Kinney is particular excited about the partnership they’ve developed with the only floor malting shop in Northern California, Admiral Malting, which happens to be on Alameda Island. Kinney explains that floor malting is the key to a robust, earthy flavor favored by the whisky makers of Europe: think Scotland. The organic barley grain, which comes from the Sacramento Valley and Tule Lake in California, is gently germinated on the floor by hand, to develop distinctive flavors that no other germination method can produce. It is then kilned for a rich, freshness you can really taste. “ Floor malting is a lost art these days,” observes Kinney. “There’s a local biome that develops in environments like this. Like on the Isle of Skye (Scotland), where when you open the big bay doors, the sea air rushes in. It’s not quite the same, obviously, but it does produce a unique flavor, and we want to work with small artisan producers dedicated to their craft.”
They have recently unveiled three new wines. Get ready to embrace winemaker Dave’s latest 2017 Founder’s Chardonnay (Del Arroyo Vineyard, $38), 2018 Rosé of Grenache (Fong Vineyard, $25) and 2018 Sauvignon Blanc from Ghielmetti Vineyard ($25).
On June 22, Kinney will present “The History of Livermore in Three Wines,” a session he deems necessary to debunk the misinformation surrounding the winegrowing lore of Livermore. “We have all been told that Livermore Valley is one of California’s oldest wine regions, that the Spanish missionaries planted the first wine grapes in the 1760s, and that Robert Livermore planted the first commercial vines in the 1840s. But, of course, none of this is true. In fact, Livermore Valley was a latecomer to viticulture,” insists Kinney.

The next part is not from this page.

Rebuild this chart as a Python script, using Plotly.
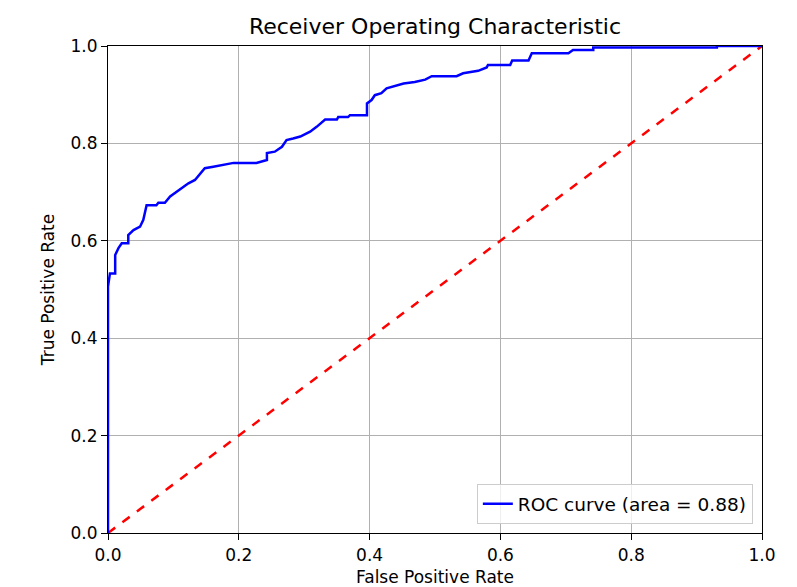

The actual history of Livermore Valley is much more interesting. It is the story of the land, the people, and the railroad. Says Kinney, “In this class, we take a step into Livermore’s past and discover the factual history of our Valley as told through the story of three wines. Ticket includes a guided wine tasting accompanied by a classic California menu item from the 1890s.”